No wonder we are too busy! “Keep up”, “put your head down” and “work harder” are what we tell ourselves, but these are no longer sustainable. Just working harder can lead to burnout, mistakes and stress, which do no good for our work, our teams or our health.

Being busy is a choice

The problem is, the busier we get, the less able we are to step back and make sure we are using our own time wisely.  I believe that time and our perceived lack of it is our biggest barrier to our own productivity.  We can’t create more hours in the day, but we can create more impact, by becoming more efficient and selective about where we spend our time.   And that starts by taking back our wasted time from emails and meetings.

A 2018 study of 2000 US knowledge workers showed that poorly used meetings and email topped the list of things that keep workers from getting work done – after emails, meetings, interruptions and admin, the average worker has just 44% of their time left to do their job.  So most of us only start our work midway through Wednesday?  That’s crazy!

Email is not our main job

Unless your job is in a customer service centre literally answering emails, we need to stop treating email as our work.  Emails are a sort of professional candy crush, an easy game that gives us something to do when we feel overwhelmed.  We are addicted to the hit of new messages and replies, and they give us something to do instead of doing actual work.  Getting “through your emails” is a myth because you’ll never “finish” them.  Worse than that, all the time we are in meetings and multitasking on emails, we are wasting our valuable time together, and making worse decisions as a result.

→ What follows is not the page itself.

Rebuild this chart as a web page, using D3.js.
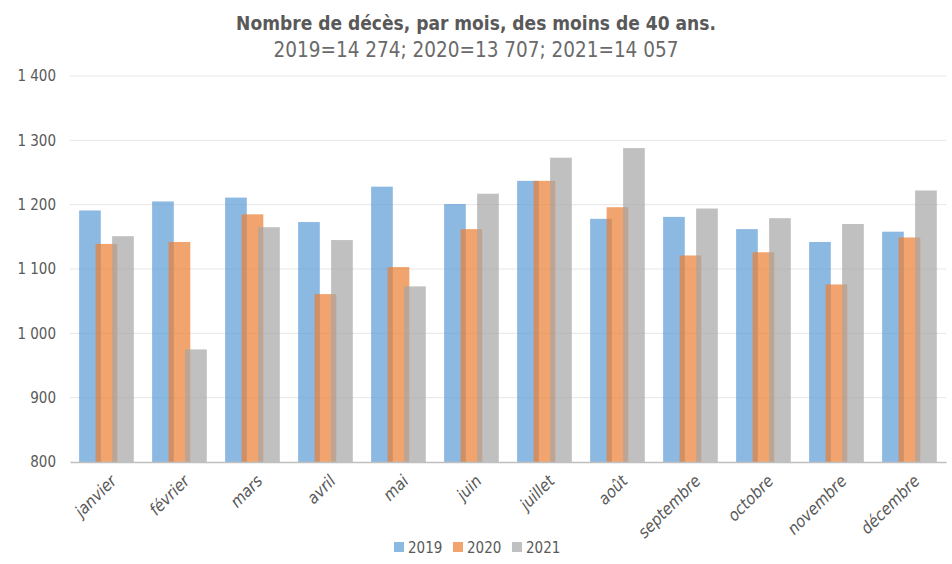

How to spend less time on emails:

  • Send voicemails and dictations for updates instead of emails
  • Give yourself 1 hour a day to read and respond to emails – lock yourself out the rest of the time (Inbox when ready https://inboxwhenready.org/ is a good way to do this)
  • Ban reply to all so that emails you do get are specifically for you
  • Apart from the really important ones, stop filing, storing or deleting all your emails, you can search for what you need when you need it

Bad meetings waste our time

Unless there is a clear reason to meet with people to debate, discuss and create clear actions at the end, there’s no need for a meeting.  For presentations, cascades or updates, it is a far better use of time to send a pre-recorded film for people to watch in their own time, then meet live for the discussion and debate.  It may be difficult to get out of meetings that you’ve been used to attending because you don’t want to offend people or your boss is asking you to be there.  But until we start challenging each other to make better use of our live time, nothing will change.

Good meetings are those that value the attention and presence of everyone there – can you suggest ways of improving bad meetings so that they become good ones?  Can you explain to people how time pressured you are, and ask them to help you use your time wisely?

How to spend less time in bad meetings:

  • Ask for a meeting objective and agenda, and understand how you will be expected to contribute, before you agree to attend
  • Change your default meeting time to 15 or 30 minutes instead of an hour, so people use the time more efficiently
  • If you are invited to a meeting without a clear objective, knowing the team will all be multitasking, and won’t result in clear output, explain why you don’t think the meeting is a good use of your time and ask to be updated afterwards
  • If you’re being asked for advice, ask the meeting organiser to send through the choices in advance, so you can spend the time in the meeting discussing them

“It is really clear that the most precious resource we all have is time” – Steve Jobs

We we can no longer afford to waste our time, or to let other people do so.  I realise that changing how things are done is difficult, but we can create a better environment for ourselves and our colleagues to thrive in if we start to take back control of our time, one email and one meeting at a time.